Dawn

Dawn

Thursday, August 12, 2010

I sometimes wonder whether I talk too quietly for Spanish ears that are used to being shouted at and assailed by round-the-clock café and bar music. This conversation today is not the first to leave me asking myself if my pronunciation can really be that bad. The scene is the lobby of a new small hotel I’ve just noticed down in the old quarter:-
Me (in Spanish, of course): Do you have a folleto (pronounced ‘foyeto’) of the hotel?
Receptionist: ¿Una tarjeta?

Just after this, I went to the Vodafone shop to talk about moving away from Orange. As you’d expect in Spain, this was a paper and signature-rich experience. In fact, I had to sign in three places on one piece. Anyway, all went well until we reached this point:-
Do you have the official piece of paper with your NIE [foreigners’ identity number] on it?
You’ve just seen and photocopied my residence card with my NIE on it.
Yes but these are not valid any more and we need to make a copy of the new form they issue.
My card doesn’t expire until 2011.
Yes but we need the new form.
No you don’t and if my card’s good enough for the Tax Office, my bank and the supermarkets it’s good enough for you.
But we need the new form.
Well, I haven’t got one and I’m not about to go and get one. My NIE is on the card you've just copied. If it's not valid, why did you copy it?
OK. No problem.

Then I was told off in the vegetable shop for breaking a huge piece of ginger into two halves. Even though I was buying both of them.

A frustrating sort of day really, as after Google had advised me this morning of changes to the format of their Gmail page I had problems getting into both their ‘Dashboard” and into Google Reader and then back to my email page. Surely no coincidence but can they really have cocked up so royally? Incidentally, the advice from Google was “We have pruned our pixels”. Presumably telling you they’d simplified the page is just too old-fashioned and un-hip.
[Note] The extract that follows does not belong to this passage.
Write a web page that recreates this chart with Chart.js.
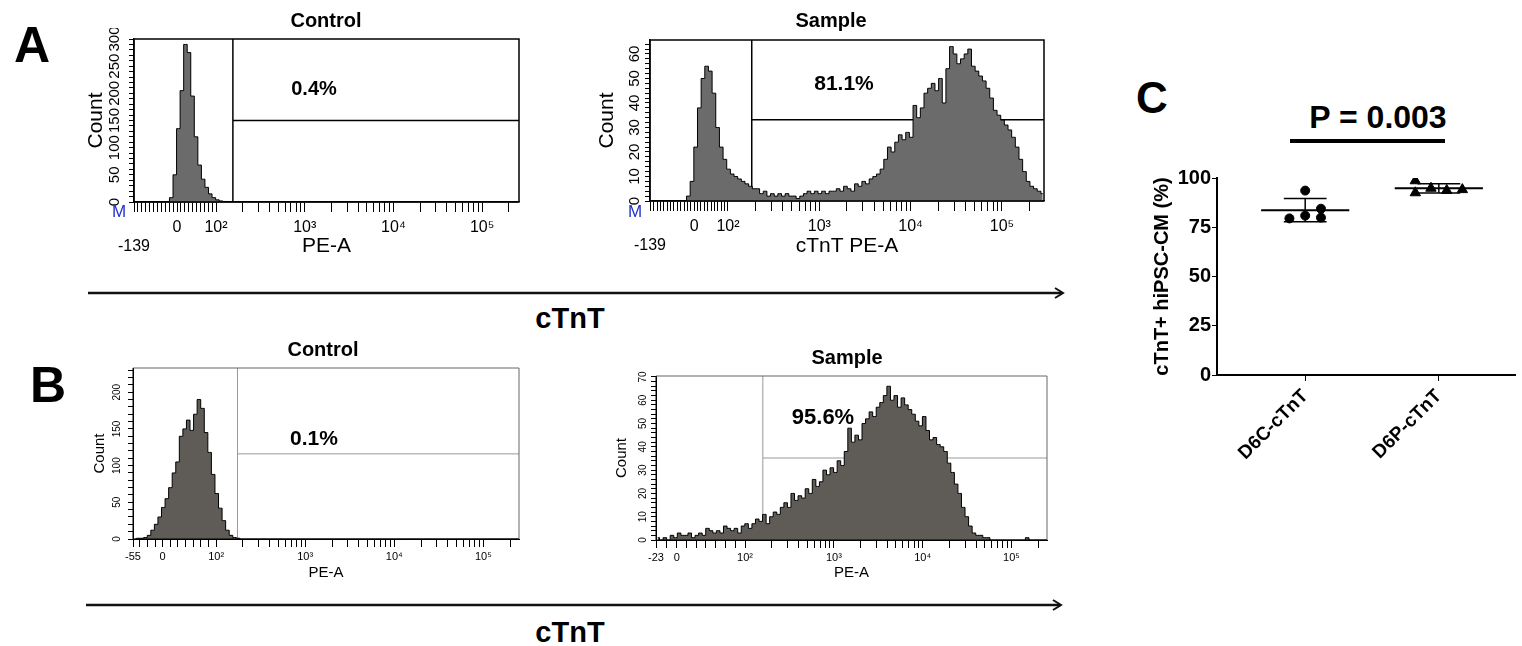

Accustomed as I am to thinking of Spanish trains as pretty damn good these days, it was a shock to receive these details of a trip to France made my a friend of mine last Sunday:-
1. Arrived at local station to be told there was no train because of a technical problem
2. Advised we’d be getting a bus to León and picking up a train there
3. Advised that the bus had been cancelled
4. Advised that we would now be getting a bus sent from Vigo to take us up to Ourense and catching a train there
5. Advised that the bus from Vigo hadn’t arrived and we’d be going by taxi to Ourense
6. Taken by taxi to Ourense
7. Caught a train there in which the air-conditioning had broken, in temperatures of 30+
8. Arrived at the border several hours late
9. Got to my hotel very late. Kitchen closed. No dinner.
As she put it, “A routine trip to or from Galicia”. So I really shouldn’t have been shocked. I know this line to France is very much a poor relation.

And, to complete this saga of service problems, I’ll just say that anyone wanting to use the ALSA BUS web page should be prepared for a lot of frustration. In a word, it’s useless. At least if you’re trying to find out how your daughter can get from Oporto airport to Vigo. Ironically, the company has as its logo – “Making travel simpler”. But it would, wouldn’t it?

Finally . . . The good news. I engaged my new friend in the bar today and stared him straight in the eyes while we went through an editorial in the Voz de Galicia. He seemed thrilled. And gave me rather more details of his life and health than I really wanted. But he’s a retired surgeon so at least I’ve gained a good enchufe. And these things count in Spain.